The character in ‘Kadet‘ (Promenade 1,2,3) is loosely based on Mussorgsky’s youth, and relates to his military rank in the Russian army as ‘cadet. The character in the animation reveals the youth on a path of self discovery, his feet grounded onto cubes that truncate as they transform through space. This geometric representation highlights a struggle to define one’s own position in the world; as the cube transcends time its form begins to change as if the ‘Kadet’ has placed the exerting force onto it. The character remains physically suspended, his feet never touching a given ground, thus rejecting reality. While portraying the path of self discovery we see the Kadet struggling with alcohol problems while denying his problem because he is intoxicated. In the second part the Kadet juggles a truncated cube with his feet, slowly fragmenting the shape. The meaning behind this is that we begin to lose sense of up and down, right and wrong. The action is circus-like, playful, yet assured, conveying Mussorgsky’s stroll within the exhibition. While in the third and last part of the Promenade of the Kadet re-appears leaning on the wall or what is the ground, while he is stumbling as if in a drunken state. He keeps his balance with great difficulty. This visual component relates directly to Mussorgsky, himself an abuser of alcohol, walking awkwardly towards the next picture in the exhibition. The music was written in memory of a friend of the com an artist who died early; it describes Mussorgsky's emotions and feelings while walking through the exhibition of his friend's works that were put up in memory of him, and examine the works as he walks past by them. The music has been used and treated many times since, by musicians as far apart as Emerson, Lake and Palmer, Method Man, Michael Jackson and many others.
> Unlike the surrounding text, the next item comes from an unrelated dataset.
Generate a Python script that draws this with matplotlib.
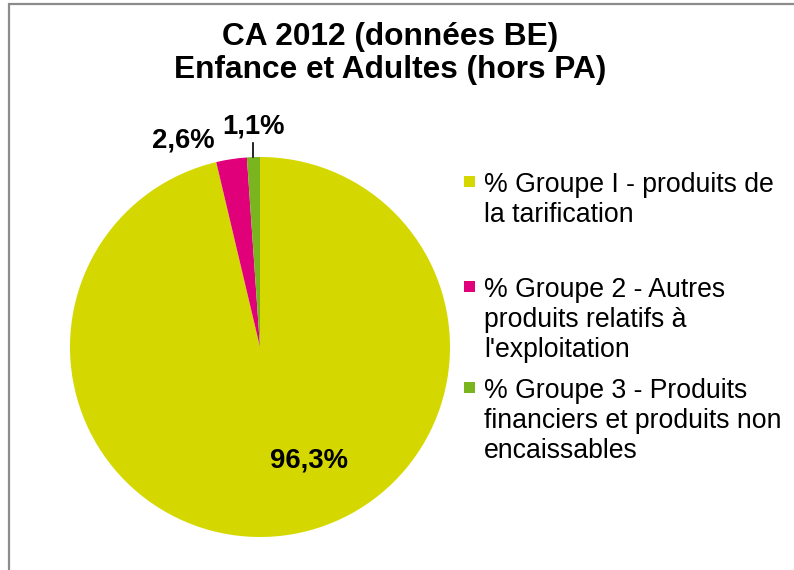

Another exceptional and awe inspiring project which is presented in Pictures at an Exhibition is Marketplace in Limoges, Chalk Piano (2009) where Mussorgsky movement is inspired by Hartmann’s scenes on painted Limoges. The Chalk Piano uses Mussorgsky’s movement as a breakaway from Hartmann’s pictures, exploring the possibility of the piano as an instrument that could compose a picture, in this case with chalk if your imagination allows it to. A row of chalk is lined up in the form of the piano keys. As the fingers of the pianist begin to touch the chalk the pieces shift across the blackened space creating starburst lines which mimic the fast-paced rhythm of Mussorgsky’s movement while the pianist struggles to maintain the fast tempo.
Promenade 4 // Apparatus, 2009 is a visual animation that portrays a table as drawing apparatus used by artists and architects in the 16th century. The function of the apparatus is to place an object or still life on one side of the table; a grid or graph paper is placed on the other half on which to draw. Using the string grid situated in the center of the table the artist is able to view through and scale the subject by using the string grid as an optic scaling mechanism. While the artist draws the rhombus, the three-dimensional image appears on the other side. Therefore, the object functions as an extension of Rhode’s imagination where reality appears as fiction. Then the rhombus projects itself metaphysically into space while the artist balances a triangle on the apparatus. This activity functions as a mechanism to deny gravity as the artist’s spheres begin to elevate into space, almost imitating the movement and projection of the drawn rhombus.
Robin Rhode and Leif Ove Andsnes have also worked together on other projects as well such as the film sequence “Opening of the Floodgates” where a piano was 'drowned' in a Copenhagen ship yard last March for which the artist, Rhode had to jump into the icy water to do the filming! (images follow). The project is also known as The Great Gate of Kiev // Mussorgsky’s ceremonial movement, where the visual component titled ‘Drowning Piano’ functions as a powerful motif evoked by Mussorgsky’s processional movement. The piano is submerged in water, slowly drowning as water cascades onto the piano keys, then later into the piano. The relentless flow of the water into the grand piano acts as a metaphor of purging history. Once totally submerged the piano becomes a kind of lost treasure beneath the ocean. The piano as object becomes an antiquity of our time that at first has been hidden and then finally is discovered before our eyes.
At first glance, the collaboration of these two artists seems like an odd match as it is rare for a concert pianist to be open to such ideas, you see far more commonly artists collaborating for the backdrop to an opera or a dance. For Rhode on the other hand it is also his first time working with classical music as he claims that he did not know what a symphony was; as a result, it was for both a new language that had to be learned and a world of modern art history to be discovered! Pictures at an Exhibition is composed of various other projects which Rhode has created and is accompanied by An Andsnes’ piano recital. The original collaboration was commissioned by The Lincoln Centre in New York, but it had long been a desire of Andsnes to work on such a project. There will be performances worldwide, including New York, Washington, Houston, Brussels, Hamburg, Munich, Cologne, Berlin, London, Moscow, Naples, Paris, Dubai and Shanghai.
US and European performances will take place in November and December 2009, next year they travel to the rest of the world.